Executive decision guidance: how to select the right construction ERP
The best platform selection decisions are made by aligning software economics with operating model intent. If the organization wants to modernize broadly, reduce system sprawl, and retain flexibility to evolve processes over time, Odoo is often a strong candidate. If the organization needs immediate fit for highly specialized construction accounting and project controls with minimal redesign, an industry-specific alternative may justify a higher total investment. If corporate finance standardization and enterprise governance are the dominant priorities, a larger cloud ERP may be more appropriate.
Executives should ask three practical questions. First, what percentage of our future-state process should be standardized versus customized? Second, how much integration complexity are we willing to carry for the next five years? Third, are we buying software to preserve the current model or to enable a more scalable one? Those answers usually determine whether Odoo's flexibility becomes a strategic advantage or whether a more specialized alternative is the safer path.
Final assessment
In a balanced construction ERP pricing comparison, Odoo is rarely the right choice simply because it can start at a lower software cost. Its real advantage is the combination of modular economics, deployment flexibility, broad business coverage, and customization potential. That makes it particularly effective for construction organizations seeking modernization without committing to the cost structure of heavyweight ERP programs. The tradeoff is that firms with very deep construction-specific requirements must validate fit carefully and control customization scope.

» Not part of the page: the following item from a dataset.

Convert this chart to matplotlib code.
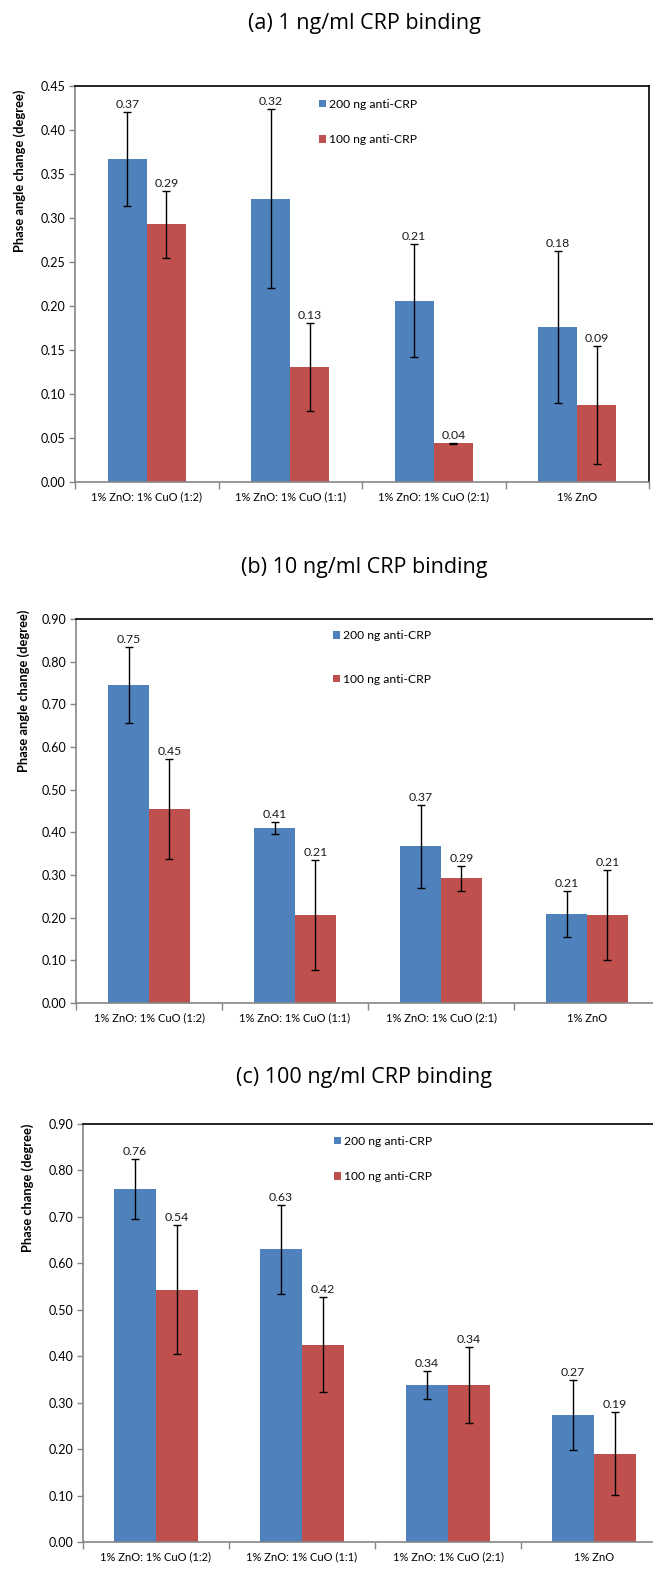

For most decision-makers, the correct evaluation framework is not cheapest versus most expensive. It is which platform delivers the best long-term operating model at an acceptable implementation risk and total cost of ownership. Odoo performs well in that framework when the business values flexibility, consolidation, and phased transformation. Alternatives perform better when specialized industry depth or enterprise governance outweighs platform adaptability.